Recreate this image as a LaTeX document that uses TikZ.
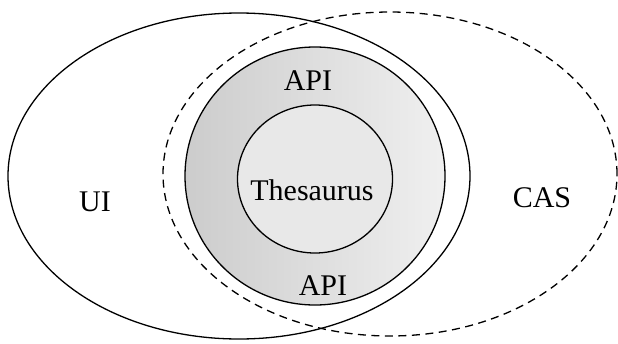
\documentclass[tikz,border=0pt]{standalone}
\usepackage{fontspec}
\setmainfont{Liberation Serif}
\usetikzlibrary{shapes.geometric}
\begin{document}
\begin{tikzpicture}[x=1pt,y=-1pt,
  ring/.style={ellipse, draw, line width=1.3pt, inner sep=0pt},
  dashring/.style={ring, dash pattern=on 8pt off 5.5pt},
  lbl/.style={font=\fontsize{30}{33}\selectfont, inner sep=0pt, anchor=base}]
\useasboundingbox (0,0) rectangle (618,343);
\node[ring, minimum width=260pt, minimum height=258pt,
  left color=gray!40, right color=gray!12] (api) at (315,176) {};
\node[ring, fill=gray!18, minimum width=155pt, minimum height=148pt] (thes) at (315,179) {};
\node[ring, minimum width=462pt, minimum height=326pt] (ui) at (239,176) {};
\node[dashring, minimum width=454pt, minimum height=324pt] (cas) at (390,174) {};
\node[lbl] (apitop) at (308,90) {API};
\node[lbl] (apibot) at (323,295) {API};
\node[lbl] (thestext) at (312,200) {Thesaurus};
\node[lbl] (uitext) at (95,211) {UI};
\node[lbl] (castext) at (542,207) {CAS};
\end{tikzpicture}
\end{document}
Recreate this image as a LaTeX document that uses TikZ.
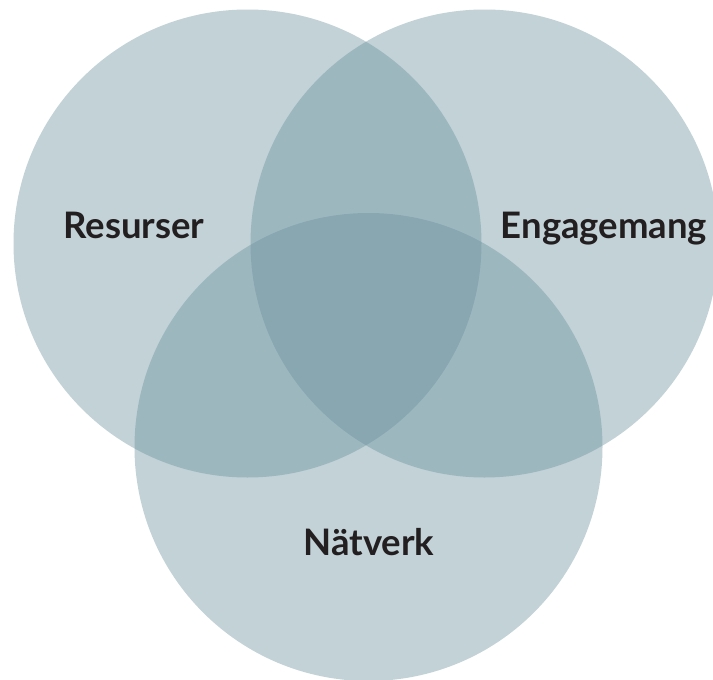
\documentclass[tikz,border=0pt]{standalone}
\usepackage{fontspec}
\setmainfont{Lato}
\definecolor{vennfill}{RGB}{106,145,157}
\definecolor{vennink}{RGB}{35,31,32}

\begin{document}
\begin{tikzpicture}[x=1pt, y=-1pt,
		set/.style={fill=vennfill, fill opacity=0.41},
		setname/.style={font=\bfseries\fontsize{36.5}{42}\selectfont, text=vennink, anchor=base}]
		\useasboundingbox (0,0) rectangle (713,680);

		\fill[set] (247.5,243.5) circle (234pt);
		\fill[set] (484.5,243.5) circle (234pt);
		\fill[set] (368.5,447) circle (234pt);

		\node[setname] (res) at (134,238) {Resurser};
		\node[setname] (eng) at (604,238) {Engagemang};
		\node[setname] (nat) at (369,555) {Nätverk};
	\end{tikzpicture}
\end{document}
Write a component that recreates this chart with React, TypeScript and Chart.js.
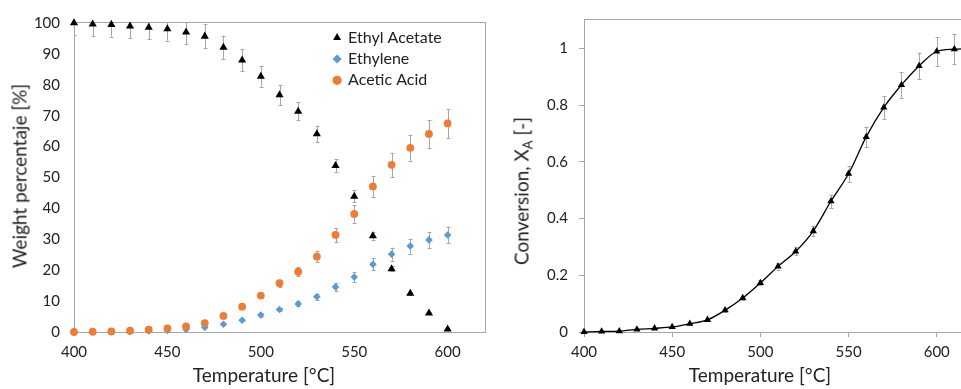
import React, { useEffect, useRef } from 'react';
import { Chart, registerables } from 'chart.js';

Chart.register(...registerables);

// ---------- data ----------
const temps = [400, 410, 420, 430, 440, 450, 460, 470, 480, 490, 500, 510, 520, 530, 540, 550, 560, 570, 580, 590, 600];
const ethylAcetate = [100, 99.6, 99.5, 99.0, 98.6, 98.1, 97.0, 95.7, 92.1, 88.0, 82.7, 76.7, 71.4, 64.1, 53.8, 43.9, 31.1, 20.4, 12.5, 6.1, 0.9];
const ethylAcetateErr = [3.8, 3.9, 3.9, 3.9, 3.9, 3.8, 3.8, 3.9, 3.8, 3.6, 3.3, 3.2, 2.9, 2.7, 2.1, 1.9, 1.3, 0.8, 0.5, 0.3, 0.1];
const ethylene = [0, 0, 0.05, 0.2, 0.3, 0.5, 0.8, 1.5, 2.5, 3.8, 5.5, 7.3, 9.1, 11.4, 14.6, 17.8, 21.9, 25.2, 27.8, 29.8, 31.4];
const ethyleneErr = [0, 0, 0, 0, 0, 0.05, 0.1, 0.15, 0.2, 0.3, 0.5, 0.6, 0.8, 1.0, 1.3, 1.7, 1.9, 2.1, 2.4, 2.6, 2.7];
const aceticAcid = [0, 0.1, 0.2, 0.4, 0.8, 1.2, 1.8, 2.9, 5.2, 8.2, 11.8, 15.8, 19.5, 24.4, 31.4, 38.2, 47.1, 54.1, 59.6, 64.1, 67.5];
const aceticAcidErr = [0, 0, 0, 0, 0.1, 0.1, 0.1, 0.2, 0.4, 0.6, 0.8, 1.1, 1.5, 1.9, 2.3, 2.8, 3.4, 3.9, 4.2, 4.5, 4.7];

const convTemps = [400, 410, 420, 430, 440, 450, 460, 470, 480, 490, 500, 510, 520, 530, 540, 550, 560, 570, 580, 590, 600, 610, 620];
const conversion = [0, 0.002, 0.003, 0.009, 0.013, 0.018, 0.029, 0.043, 0.077, 0.120, 0.173, 0.231, 0.284, 0.356, 0.461, 0.558, 0.688, 0.792, 0.871, 0.938, 0.989, 0.997, 1.0];
const conversionErr = [0.001, 0.001, 0.001, 0.002, 0.002, 0.003, 0.003, 0.004, 0.005, 0.006, 0.009, 0.011, 0.014, 0.019, 0.023, 0.029, 0.036, 0.040, 0.045, 0.047, 0.050, 0.052, 0.052];

const seriesLabels = ['Ethyl Acetate', 'Ethylene', 'Acetic Acid'];
const xTitle = 'Temperature [°C]';
const yTitleLeft = 'Weight percentaje [%]';

// ---------- style ----------
const FONT = 'Lato, "Open Sans", "DejaVu Sans", sans-serif';
const AXIS = '#a6a6a6';
const TEXT = '#222222';
const BLACK = '#000000';
const BLUE = '#5B9BD5';
const ORANGE = '#ED7D31';

Chart.defaults.font.family = FONT;
Chart.defaults.color = TEXT;

const pts = (xs: number[], ys: number[]) => xs.map((x, i) => ({ x, y: ys[i] }));

const errorBarsPlugin = {
  id: 'errorBars',
  beforeDatasetsDraw(chart: any, _args: any, opts: any) {
    const errs: number[][] = (opts && opts.errors) || [];
    const { ctx, chartArea: a } = chart;
    const xs = chart.scales.x;
    const ys = chart.scales.y;
    ctx.save();
    ctx.beginPath();
    ctx.rect(a.left, a.top, a.right - a.left, a.bottom - a.top);
    ctx.clip();
    ctx.strokeStyle = opts.color || AXIS;
    ctx.lineWidth = 1;
    const cap = opts.cap || 2;
    chart.data.datasets.forEach((ds: any, i: number) => {
      const e = errs[i];
      if (!e) return;
      ds.data.forEach((p: any, j: number) => {
        const err = e[j];
        if (!err) return;
        const px = Math.round(xs.getPixelForValue(p.x)) + 0.5;
        const y1 = ys.getPixelForValue(p.y - err);
        const y2 = ys.getPixelForValue(p.y + err);
        ctx.beginPath();
        ctx.moveTo(px, y1);
        ctx.lineTo(px, y2);
        ctx.moveTo(px - cap, Math.round(y1) + 0.5);
        ctx.lineTo(px + cap, Math.round(y1) + 0.5);
        ctx.moveTo(px - cap, Math.round(y2) + 0.5);
        ctx.lineTo(px + cap, Math.round(y2) + 0.5);
        ctx.stroke();
      });
    });
    ctx.restore();
  },
};

const framePlugin = {
  id: 'frame',
  beforeDatasetsDraw(chart: any, _args: any, opts: any) {
    const { ctx, chartArea: a } = chart;
    ctx.save();
    ctx.strokeStyle = opts.color || AXIS;
    ctx.lineWidth = 1;
    ctx.beginPath();
    if (opts.top) {
      const y = Math.round(a.top) - 0.5;
      ctx.moveTo(a.left, y);
      ctx.lineTo(opts.right ? a.right : chart.width, y);
    }
    if (opts.right) {
      const x = Math.round(a.right) + 0.5;
      ctx.moveTo(x, a.top - 1);
      ctx.lineTo(x, a.bottom);
    }
    ctx.stroke();
    ctx.restore();
  },
};

const legendPlacePlugin = {
  id: 'legendPlace',
  afterLayout(chart: any, _args: any, opts: any) {
    const lg = chart.legend;
    if (!lg || opts.x === undefined) return;
    const w = lg.width;
    const h = lg.height;
    lg.left = opts.x;
    lg.top = opts.y;
    lg.right = opts.x + w;
    lg.bottom = opts.y + h;
  },
};

export default function App() {
  const leftRef = useRef<HTMLCanvasElement>(null);
  const rightRef = useRef<HTMLCanvasElement>(null);

  useEffect(() => {
    const tickFont = { size: 15, family: FONT };

    const left = new Chart(leftRef.current as HTMLCanvasElement, {
      type: 'scatter',
      data: {
        datasets: [
          {
            label: seriesLabels[0],
            data: pts(temps, ethylAcetate),
            pointStyle: 'triangle',
            pointRadius: 4.7,
            pointBorderWidth: 0,
            backgroundColor: BLACK,
            borderColor: BLACK,
            order: 0,
            clip: false,
          },
          {
            label: seriesLabels[1],
            data: pts(temps, ethylene),
            pointStyle: 'rectRot',
            pointRadius: 3.8,
            pointBorderWidth: 0,
            backgroundColor: BLUE,
            borderColor: BLUE,
            order: 2,
            clip: false,
          },
          {
            label: seriesLabels[2],
            data: pts(temps, aceticAcid),
            pointStyle: 'circle',
            pointRadius: 3.9,
            pointBorderWidth: 0,
            backgroundColor: ORANGE,
            borderColor: ORANGE,
            order: 1,
            clip: false,
          },
        ],
      } as any,
      options: {
        responsive: false,
        animation: false,
        events: [],
        layout: { padding: { top: 19, right: 5, left: 0, bottom: 0 } },
        scales: {
          x: {
            type: 'linear',
            min: 400,
            max: 620,
            afterFit: (s: any) => { s.height = 57; },
            ticks: { stepSize: 50, includeBounds: false, padding: 11, color: TEXT, font: tickFont, maxRotation: 0 },
            grid: { display: false, drawTicks: false },
            border: { display: true, color: AXIS, width: 1 },
          },
          y: {
            type: 'linear',
            min: 0,
            max: 100,
            afterFit: (s: any) => { s.width = 74; },
            ticks: { stepSize: 10, includeBounds: false, padding: 14, color: TEXT, font: tickFont },
            grid: { display: false, drawTicks: false },
            border: { display: true, color: AXIS, width: 1 },
          },
        },
        plugins: {
          legend: {
            display: true,
            position: 'chartArea',
            align: 'start',
            labels: {
              usePointStyle: true,
              boxWidth: 6,
              boxHeight: 6.5,
              padding: 5.3,
              color: TEXT,
              font: { size: 16, family: FONT },
              sort: (a: any, b: any) => a.datasetIndex - b.datasetIndex,
            },
          },
          tooltip: { enabled: false },
          errorBars: { errors: [ethylAcetateErr, ethyleneErr, aceticAcidErr], color: AXIS, cap: 2 },
          frame: { top: true, right: true, color: AXIS },
          legendPlace: { x: 328.8, y: 24.4 },
        },
      } as any,
      plugins: [errorBarsPlugin, framePlugin, legendPlacePlugin],
    });

    const right = new Chart(rightRef.current as HTMLCanvasElement, {
      type: 'scatter',
      data: {
        datasets: [
          {
            label: 'Conversion',
            data: pts(convTemps, conversion),
            showLine: true,
            borderColor: BLACK,
            borderWidth: 1.3,
            cubicInterpolationMode: 'monotone',
            pointStyle: 'triangle',
            pointRadius: 4.2,
            pointBorderWidth: 0,
            pointBackgroundColor: BLACK,
            backgroundColor: BLACK,
            clip: false,
          },
        ],
      } as any,
      options: {
        responsive: false,
        animation: false,
        events: [],
        layout: { padding: { top: 19, right: 5, left: 0, bottom: 0 } },
        scales: {
          x: {
            type: 'linear',
            min: 400,
            max: 620,
            afterFit: (s: any) => { s.height = 57; },
            ticks: { stepSize: 50, includeBounds: false, padding: 6, color: TEXT, font: tickFont, maxRotation: 0 },
            grid: { display: true, drawOnChartArea: false, drawTicks: true, tickLength: 5, color: AXIS },
            border: { display: true, color: AXIS, width: 1 },
          },
          y: {
            type: 'linear',
            min: 0,
            max: 1.1,
            afterFit: (s: any) => { s.width = 94; },
            ticks: {
              stepSize: 0.2,
              includeBounds: false,
              padding: 11,
              color: TEXT,
              font: tickFont,
              callback: (v: any) => String(Math.round(Number(v) * 10) / 10),
            },
            grid: { display: true, drawOnChartArea: false, drawTicks: true, tickLength: 5, color: AXIS },
            border: { display: true, color: AXIS, width: 1 },
          },
        },
        plugins: {
          legend: { display: false },
          tooltip: { enabled: false },
          errorBars: { errors: [conversionErr], color: AXIS, cap: 2 },
          frame: { top: true, right: false, color: AXIS },
        },
      } as any,
      plugins: [errorBarsPlugin, framePlugin],
    });

    return () => {
      left.destroy();
      right.destroy();
    };
  }, []);

  const titleBase: React.CSSProperties = {
    position: 'absolute',
    whiteSpace: 'nowrap',
    fontFamily: FONT,
    fontSize: 19,
    lineHeight: '19px',
    color: TEXT,
  };

  return (
    <div
      style={{
        position: 'fixed',
        left: 0,
        top: 0,
        width: 961,
        height: 389,
        overflow: 'hidden',
        background: '#ffffff',
      }}
    >
      <canvas ref={leftRef} width={490} height={389} style={{ position: 'absolute', left: 0, top: 0 }} />
      <canvas ref={rightRef} width={487} height={389} style={{ position: 'absolute', left: 490, top: 0 }} />
      <div style={{ ...titleBase, left: 264, top: 374.3, transform: 'translate(-50%,-50%)' }}>{xTitle}</div>
      <div style={{ ...titleBase, left: 760, top: 374.3, transform: 'translate(-50%,-50%)' }}>{xTitle}</div>
      <div style={{ ...titleBase, left: 19, top: 175.5, transform: 'translate(-50%,-50%) rotate(-90deg)' }}>{yTitleLeft}</div>
      <div style={{ ...titleBase, left: 521, top: 191, transform: 'translate(-50%,-50%) rotate(-90deg)' }}>
        Conversion, X
        <span style={{ fontSize: 13, position: 'relative', top: 4, lineHeight: 0 }}>A</span>
        {' [-]'}
      </div>
    </div>
  );
}
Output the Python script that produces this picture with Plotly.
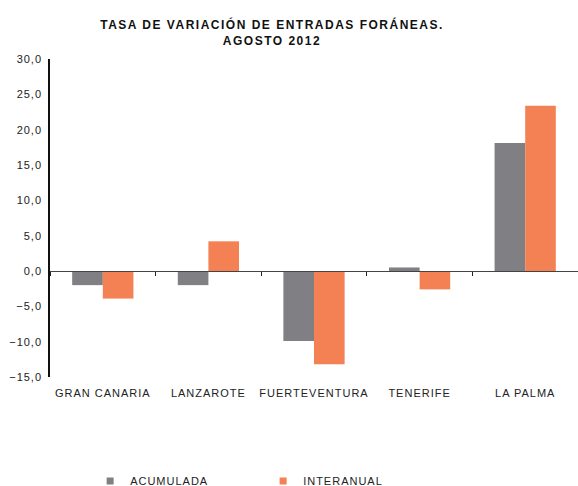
import plotly.graph_objects as go

categories = ["GRAN CANARIA", "LANZAROTE", "FUERTEVENTURA", "TENERIFE", "LA PALMA"]
acumulada = [-2.0, -2.0, -9.9, 0.5, 18.1]
interanual = [-3.9, 4.2, -13.2, -2.6, 23.4]
y_ticks = [-15, -10, -5, 0, 5, 10, 15, 20, 25, 30]
series_names = ["ACUMULADA", "INTERANUAL"]

GRAY = "#7f7f84"
ORANGE = "#f48153"
FONT = "Liberation Sans, Arial, sans-serif"

fig = go.Figure()
for name, vals, col in [(series_names[0], acumulada, GRAY), (series_names[1], interanual, ORANGE)]:
    fig.add_trace(go.Bar(name=name, x=categories, y=vals, legendgroup=name, showlegend=False,
                         marker=dict(color=col, line=dict(width=0))))
# legend entries with small square symbols
for name, col in [(series_names[0], GRAY), (series_names[1], ORANGE)]:
    fig.add_trace(go.Scatter(name=name, x=[None], y=[None], mode="markers", legendgroup=name,
                             marker=dict(symbol="square", size=7, color=col)))
# invisible trace carrying the zero-crossing category axis
fig.add_trace(go.Bar(x=categories, y=[None] * len(categories), xaxis="x2",
                     showlegend=False, hoverinfo="skip"))

fig.update_layout(
    width=578, height=486,
    margin=dict(l=50, r=0, t=59, b=109, autoexpand=False),
    paper_bgcolor="white", plot_bgcolor="white",
    separators=",.",
    barmode="group", bargap=0.42, bargroupgap=0,
    font=dict(family=FONT, size=11, color="#222"),
    title=dict(text="TASA DE VARIACIÓN DE ENTRADAS FORÁNEAS.<br>AGOSTO 2012",
               x=0.4706, xanchor="center", y=0.94, yanchor="top",
               font=dict(family=FONT, size=12, color="#111", weight="bold")),
    xaxis=dict(showline=False, ticks="", showgrid=False, zeroline=False, automargin=False,
               tickfont=dict(size=11, color="#222"), ticklabelstandoff=8),
    xaxis2=dict(overlaying="x", anchor="free", position=1 / 3, side="bottom",
                matches="x", showline=True, linecolor="#444", linewidth=1, automargin=False,
                ticks="outside", tickson="boundaries", ticklen=4, tickcolor="#222",
                showticklabels=False, showgrid=False, zeroline=False),
    yaxis=dict(range=[-15, 30], tickvals=y_ticks, tickformat=".1f", automargin=False,
               showline=True, linecolor="#111", linewidth=1.5,
               ticks="", showgrid=False, zeroline=False, ticklabelstandoff=4,
               tickfont=dict(size=11, color="#222")),
    legend=dict(orientation="h", x=0.076, xanchor="left",
                y=-0.327, yanchor="middle",
                entrywidth=128, entrywidthmode="pixels", itemwidth=30,
                font=dict(size=11, color="#222")),
)

post = """
document.body.style.margin = '0';
document.body.style.overflow = 'hidden';
document.querySelectorAll('.main-svg text').forEach(function(t){
  t.style.letterSpacing = '1px';
});
document.querySelectorAll('.main-svg .gtitle').forEach(function(t){
  t.style.letterSpacing = '1.5px';
});
"""

fig.write_html("out.html", post_script=post, config={"displayModeBar": False})
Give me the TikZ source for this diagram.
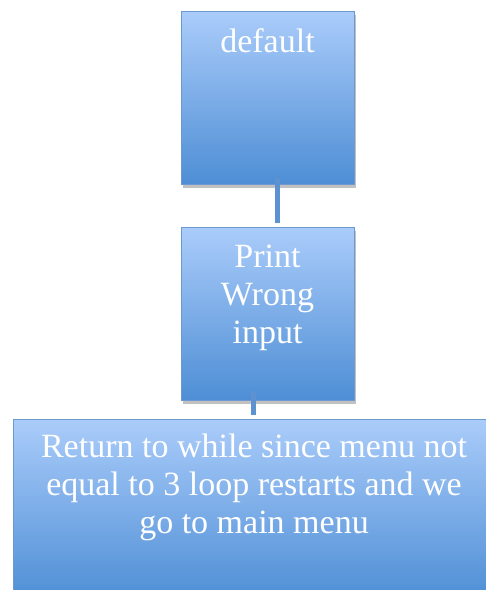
\documentclass[tikz,border=0pt]{standalone}
\usepackage{fontspec}
\setmainfont{Liberation Serif}
\usetikzlibrary{shadows}

\definecolor{boxtop}{RGB}{170,204,250}
\definecolor{boxbot}{RGB}{78,142,213}
\definecolor{boxline}{RGB}{108,154,208}
\definecolor{linkblue}{RGB}{91,146,207}

\tikzset{
  flowbox/.style={draw=boxline, line width=0.8pt, top color=boxtop, bottom color=boxbot,
    drop shadow={opacity=0.35, fill=black!70, shadow xshift=2pt, shadow yshift=-4pt},
    text=white, align=center, anchor=north, inner xsep=4pt, inner ysep=0pt,
    minimum width=173pt, text height=41pt, text depth=132pt,
    font=\fontsize{34}{38}\selectfont},
  link/.style={linkblue, line width=5pt}
}

\begin{document}
\begin{tikzpicture}[x=1pt, y=1pt]
\useasboundingbox (0,0) rectangle (486,590);

\node[flowbox] (dflt) at (267.5,579) {default};
\node[flowbox, text height=116pt, text depth=57pt] (wrong) at (267.5,363) {Print\\Wrong\\input};
\node[flowbox, minimum width=482pt, text height=114pt, text depth=67pt] (back) at (254,171)
  {Return to while since menu not\\equal to 3 loop restarts and we\\go to main menu};

\draw[link] ([xshift=9.5pt, yshift=7pt]dflt.south) -- ([xshift=9.5pt, yshift=4pt]wrong.north);
\draw[link] ([xshift=-14.5pt, yshift=10pt]wrong.south) -- ([xshift=-14.5pt, yshift=4pt]wrong.south |- back.north);

\end{tikzpicture}
\end{document}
*****
## Goal of the exercise
Keep to the stretch from the line containing "Output the Python" through the line containing "import plotly.graph_objects as go", both ends included, and copy it exactly from the listing above, minus the pictures.

## Expected answer
Output the Python script that produces this picture with Plotly.
import plotly.graph_objects as go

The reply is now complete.